* Exercise inputs:
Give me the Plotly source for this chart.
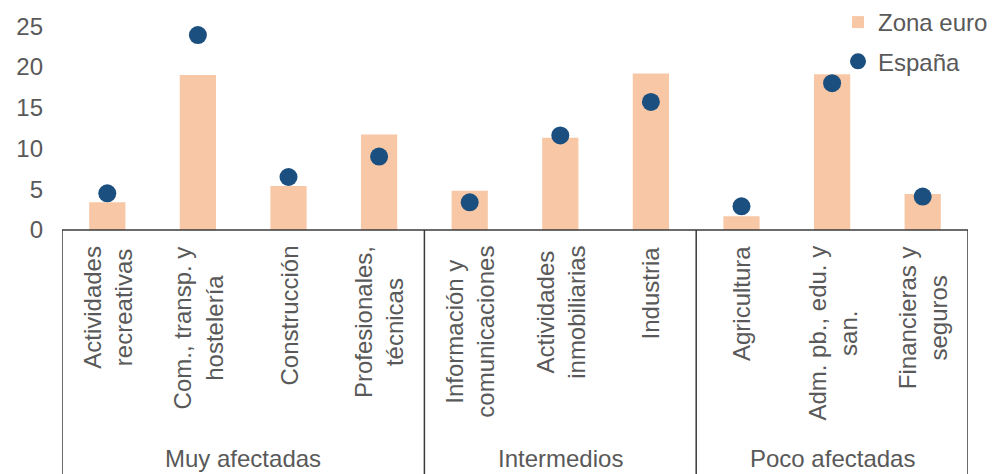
import plotly.graph_objects as go

# Sector data (percent of employment)
sectors = [
    "Actividades<br>recreativas",
    "Com., transp. y<br>hostelería",
    "Construcción",
    "Profesionales,<br>técnicas",
    "Información y<br>comunicaciones",
    "Actividades<br>inmobiliarias",
    "Industria",
    "Agricultura",
    "Adm. pb., edu. y<br>san.",
    "Financieras y<br>seguros",
]
zona_euro = [3.4, 19.0, 5.4, 11.7, 4.8, 11.3, 19.2, 1.7, 19.1, 4.4]
espana = [4.5, 23.9, 6.5, 9.0, 3.4, 11.6, 15.7, 2.9, 18.0, 4.1]
groups = ["Muy afectadas", "Intermedios", "Poco afectadas"]
group_sizes = [4, 3, 3]
y_ticks = [0, 5, 10, 15, 20, 25]

TEXT = "#595959"
LINE = "#3a3a3a"
FONT = "Liberation Sans, Arial, sans-serif"

W, H = 993, 474
ML, MR, MT, MB = 62, 23, 0, 244
plot_h = H - MT - MB
Y_MAX = 28.2

x = list(range(len(sectors)))

fig = go.Figure()
fig.add_trace(go.Bar(
    x=x, y=zona_euro, name="Zona euro", width=0.4,
    marker=dict(color="#F8C8A6", line=dict(width=0)),
    legendgroup="a",
))
fig.add_trace(go.Scatter(
    x=x, y=espana, name="España", mode="markers",
    marker=dict(color="#1B4F7F", size=18),
    legendgroup="b",
))

def px_to_paper(py):
    # pixel row (from top of page) -> paper y coordinate
    return (H - MB - py) / plot_h

# sector labels, rotated, hanging below the axis
for i, s in enumerate(sectors):
    fig.add_annotation(
        x=i, y=px_to_paper(244), xref="x", yref="paper",
        text=s, textangle=-90, showarrow=False,
        xanchor="center", yanchor="top", align="center",
        font=dict(family=FONT, size=24, color=TEXT),
    )

# group boxes: separators and labels
bounds = [-0.5]
for n in group_sizes:
    bounds.append(bounds[-1] + n)
bottom = px_to_paper(H + 5)
for b in bounds:
    fig.add_shape(type="line", xref="x", yref="paper",
                  x0=b, x1=b, y0=0, y1=bottom,
                  line=dict(color=LINE, width=1.5))
fig.add_shape(type="line", xref="x", yref="paper",
              x0=bounds[0], x1=bounds[-1], y0=0, y1=0,
              line=dict(color=LINE, width=1.5))
for g, a, b in zip(groups, bounds[:-1], bounds[1:]):
    fig.add_annotation(
        x=(a + b) / 2, y=px_to_paper(458), xref="x", yref="paper",
        text=g, showarrow=False, xanchor="center", yanchor="middle",
        font=dict(family=FONT, size=24, color=TEXT),
    )

fig.update_layout(
    width=W, height=H,
    margin=dict(l=ML, r=MR, t=MT, b=MB, pad=0),
    plot_bgcolor="white", paper_bgcolor="white",
    font=dict(family=FONT, size=24, color=TEXT),
    showlegend=True,
    legend=dict(
        x=(840 - ML) / (W - ML - MR), xanchor="left",
        y=1.0, yanchor="top",
        bgcolor="rgba(0,0,0,0)", traceorder="grouped",
        tracegroupgap=5, itemwidth=30,
        font=dict(family=FONT, size=24, color=TEXT),
    ),
    xaxis=dict(range=[-0.5, len(sectors) - 0.5], showticklabels=False,
               showgrid=False, zeroline=False, showline=False, ticks=""),
    yaxis=dict(range=[0, Y_MAX], tickvals=y_ticks, showgrid=False,
               zeroline=False, showline=False, ticks="",
               ticklabelstandoff=18,
               tickfont=dict(family=FONT, size=24, color=TEXT)),
)

fig.write_html("out.html")
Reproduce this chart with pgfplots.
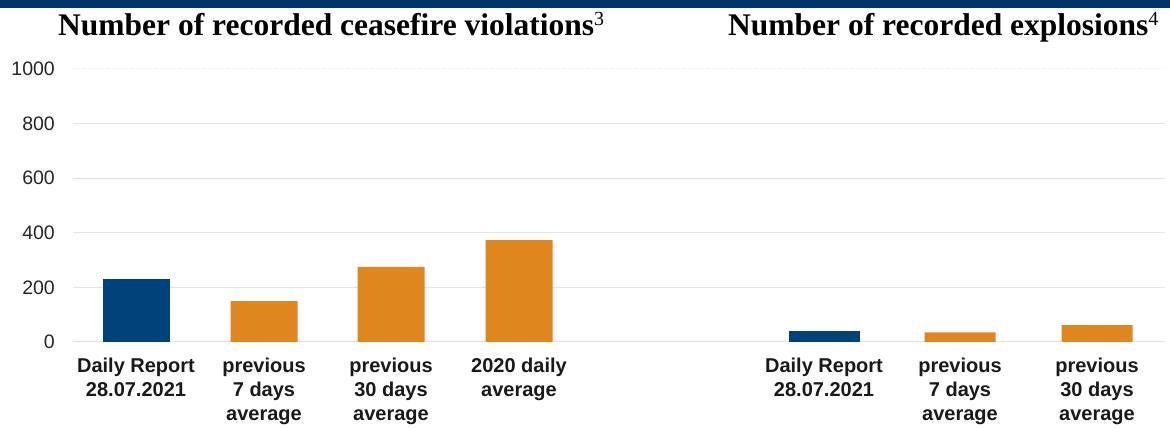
\documentclass[border=0pt]{standalone}
\usepackage{pgfplots}
\pgfplotsset{compat=1.18}
\usepackage{fontspec}
\setmainfont{Liberation Sans}
\newfontfamily\timesf{Liberation Serif}
\definecolor{band}{HTML}{003366}
\definecolor{navybar}{HTML}{00427A}
\definecolor{orangebar}{HTML}{E0861F}
\definecolor{gridc}{HTML}{E4E4E4}
\begin{document}
\begin{tikzpicture}[x=1pt,y=1pt]
\path[use as bounding box] (0,0) rectangle (1170,428);
\fill[band] (0,420) rectangle (1170,428);
\node[anchor=base west, inner sep=0pt] at (58,392) {\timesf\bfseries\fontsize{31.5}{31.5}\selectfont Number of recorded ceasefire violations\raisebox{10pt}{\mdseries\fontsize{20}{20}\selectfont 3}};
\node[anchor=base west, inner sep=0pt] at (728,392) {\timesf\bfseries\fontsize{31.5}{31.5}\selectfont Number of recorded explosions\raisebox{10pt}{\mdseries\fontsize{20}{20}\selectfont 4}};
\begin{axis}[
  at={(73pt,86pt)}, anchor=south west,
  scale only axis, width=1092pt, height=273pt,
  xmin=73, xmax=1165, ymin=0, ymax=1000,
  axis line style={draw=none},
  major tick length=0pt,
  ytick={0,200,400,600,800},
  extra y ticks={1000},
  extra y tick style={grid style={gridc, dotted, line width=1pt}},
  ymajorgrids, grid style={gridc, line width=1pt},
  /pgf/number format/assume math mode=true,
  /pgf/number format/1000 sep={},
  yticklabel style={font=\fontsize{19.5}{23.5}\selectfont, text=black!85, anchor=east, inner sep=0pt, xshift=-18pt},
  xtick={136,264,391,519,824,960,1097},
  xticklabels={{Daily Report\\28.07.2021},{previous\\7 days\\average},{previous\\30 days\\average},{2020 daily\\average},{Daily Report\\28.07.2021},{previous\\7 days\\average},{previous\\30 days\\average}},
  xticklabel style={font=\bfseries\fontsize{20}{24}\selectfont, align=center, anchor=north, inner sep=0pt, yshift=-16pt, text=black!90},
]
\addplot[ybar, bar shift=0pt, bar width=67pt, fill=navybar, draw=none] coordinates {(136,229)};
\addplot[ybar, bar shift=0pt, bar width=67pt, fill=orangebar, draw=none] coordinates {(264,150) (391,275) (519,373)};
\addplot[ybar, bar shift=0pt, bar width=71pt, fill=navybar, draw=none] coordinates {(824,40)};
\addplot[ybar, bar shift=0pt, bar width=71pt, fill=orangebar, draw=none] coordinates {(960,35) (1097,62)};
\end{axis}
\end{tikzpicture}
\end{document}
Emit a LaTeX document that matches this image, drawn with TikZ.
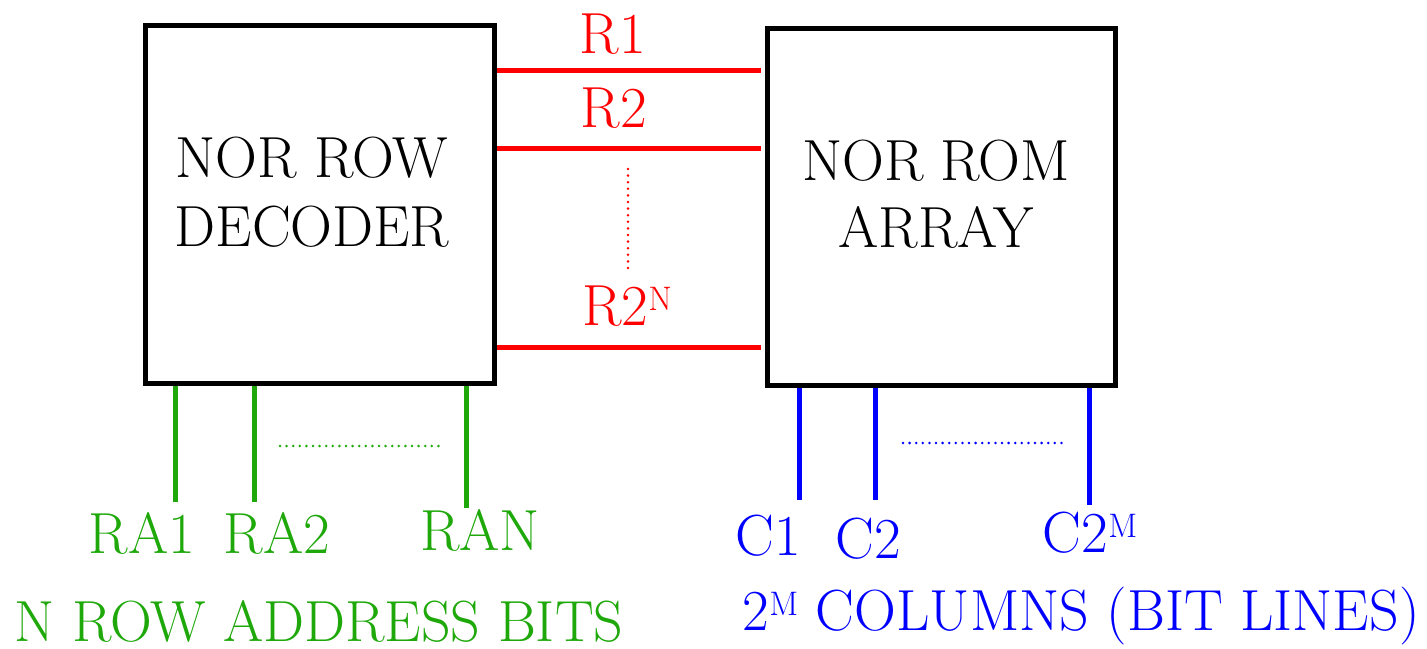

* Problem statement:
Give all the lines above again, character for character, without pictures.

* Exercise answer:
Give me the Plotly source for this chart.
import plotly.graph_objects as go

# Sector data (percent of employment)
sectors = [
    "Actividades<br>recreativas",
    "Com., transp. y<br>hostelería",
    "Construcción",
    "Profesionales,<br>técnicas",
    "Información y<br>comunicaciones",
    "Actividades<br>inmobiliarias",
    "Industria",
    "Agricultura",
    "Adm. pb., edu. y<br>san.",
    "Financieras y<br>seguros",
]
zona_euro = [3.4, 19.0, 5.4, 11.7, 4.8, 11.3, 19.2, 1.7, 19.1, 4.4]
espana = [4.5, 23.9, 6.5, 9.0, 3.4, 11.6, 15.7, 2.9, 18.0, 4.1]
groups = ["Muy afectadas", "Intermedios", "Poco afectadas"]
group_sizes = [4, 3, 3]
y_ticks = [0, 5, 10, 15, 20, 25]

TEXT = "#595959"
LINE = "#3a3a3a"
FONT = "Liberation Sans, Arial, sans-serif"

W, H = 993, 474
ML, MR, MT, MB = 62, 23, 0, 244
plot_h = H - MT - MB
Y_MAX = 28.2

x = list(range(len(sectors)))

fig = go.Figure()
fig.add_trace(go.Bar(
    x=x, y=zona_euro, name="Zona euro", width=0.4,
    marker=dict(color="#F8C8A6", line=dict(width=0)),
    legendgroup="a",
))
fig.add_trace(go.Scatter(
    x=x, y=espana, name="España", mode="markers",
    marker=dict(color="#1B4F7F", size=18),
    legendgroup="b",
))

def px_to_paper(py):
    # pixel row (from top of page) -> paper y coordinate
    return (H - MB - py) / plot_h

# sector labels, rotated, hanging below the axis
for i, s in enumerate(sectors):
    fig.add_annotation(
        x=i, y=px_to_paper(244), xref="x", yref="paper",
        text=s, textangle=-90, showarrow=False,
        xanchor="center", yanchor="top", align="center",
        font=dict(family=FONT, size=24, color=TEXT),
    )

# group boxes: separators and labels
bounds = [-0.5]
for n in group_sizes:
    bounds.append(bounds[-1] + n)
bottom = px_to_paper(H + 5)
for b in bounds:
    fig.add_shape(type="line", xref="x", yref="paper",
                  x0=b, x1=b, y0=0, y1=bottom,
                  line=dict(color=LINE, width=1.5))
fig.add_shape(type="line", xref="x", yref="paper",
              x0=bounds[0], x1=bounds[-1], y0=0, y1=0,
              line=dict(color=LINE, width=1.5))
for g, a, b in zip(groups, bounds[:-1], bounds[1:]):
    fig.add_annotation(
        x=(a + b) / 2, y=px_to_paper(458), xref="x", yref="paper",
        text=g, showarrow=False, xanchor="center", yanchor="middle",
        font=dict(family=FONT, size=24, color=TEXT),
    )

fig.update_layout(
    width=W, height=H,
    margin=dict(l=ML, r=MR, t=MT, b=MB, pad=0),
    plot_bgcolor="white", paper_bgcolor="white",
    font=dict(family=FONT, size=24, color=TEXT),
    showlegend=True,
    legend=dict(
        x=(840 - ML) / (W - ML - MR), xanchor="left",
        y=1.0, yanchor="top",
        bgcolor="rgba(0,0,0,0)", traceorder="grouped",
        tracegroupgap=5, itemwidth=30,
        font=dict(family=FONT, size=24, color=TEXT),
    ),
    xaxis=dict(range=[-0.5, len(sectors) - 0.5], showticklabels=False,
               showgrid=False, zeroline=False, showline=False, ticks=""),
    yaxis=dict(range=[0, Y_MAX], tickvals=y_ticks, showgrid=False,
               zeroline=False, showline=False, ticks="",
               ticklabelstandoff=18,
               tickfont=dict(family=FONT, size=24, color=TEXT)),
)

fig.write_html("out.html")
Reproduce this chart with pgfplots.
\documentclass[border=0pt]{standalone}
\usepackage{pgfplots}
\pgfplotsset{compat=1.18}
\usepackage{fontspec}
\setmainfont{Liberation Sans}
\newfontfamily\timesf{Liberation Serif}
\definecolor{band}{HTML}{003366}
\definecolor{navybar}{HTML}{00427A}
\definecolor{orangebar}{HTML}{E0861F}
\definecolor{gridc}{HTML}{E4E4E4}
\begin{document}
\begin{tikzpicture}[x=1pt,y=1pt]
\path[use as bounding box] (0,0) rectangle (1170,428);
\fill[band] (0,420) rectangle (1170,428);
\node[anchor=base west, inner sep=0pt] at (58,392) {\timesf\bfseries\fontsize{31.5}{31.5}\selectfont Number of recorded ceasefire violations\raisebox{10pt}{\mdseries\fontsize{20}{20}\selectfont 3}};
\node[anchor=base west, inner sep=0pt] at (728,392) {\timesf\bfseries\fontsize{31.5}{31.5}\selectfont Number of recorded explosions\raisebox{10pt}{\mdseries\fontsize{20}{20}\selectfont 4}};
\begin{axis}[
  at={(73pt,86pt)}, anchor=south west,
  scale only axis, width=1092pt, height=273pt,
  xmin=73, xmax=1165, ymin=0, ymax=1000,
  axis line style={draw=none},
  major tick length=0pt,
  ytick={0,200,400,600,800},
  extra y ticks={1000},
  extra y tick style={grid style={gridc, dotted, line width=1pt}},
  ymajorgrids, grid style={gridc, line width=1pt},
  /pgf/number format/assume math mode=true,
  /pgf/number format/1000 sep={},
  yticklabel style={font=\fontsize{19.5}{23.5}\selectfont, text=black!85, anchor=east, inner sep=0pt, xshift=-18pt},
  xtick={136,264,391,519,824,960,1097},
  xticklabels={{Daily Report\\28.07.2021},{previous\\7 days\\average},{previous\\30 days\\average},{2020 daily\\average},{Daily Report\\28.07.2021},{previous\\7 days\\average},{previous\\30 days\\average}},
  xticklabel style={font=\bfseries\fontsize{20}{24}\selectfont, align=center, anchor=north, inner sep=0pt, yshift=-16pt, text=black!90},
]
\addplot[ybar, bar shift=0pt, bar width=67pt, fill=navybar, draw=none] coordinates {(136,229)};
\addplot[ybar, bar shift=0pt, bar width=67pt, fill=orangebar, draw=none] coordinates {(264,150) (391,275) (519,373)};
\addplot[ybar, bar shift=0pt, bar width=71pt, fill=navybar, draw=none] coordinates {(824,40)};
\addplot[ybar, bar shift=0pt, bar width=71pt, fill=orangebar, draw=none] coordinates {(960,35) (1097,62)};
\end{axis}
\end{tikzpicture}
\end{document}
Emit a LaTeX document that matches this image, drawn with TikZ.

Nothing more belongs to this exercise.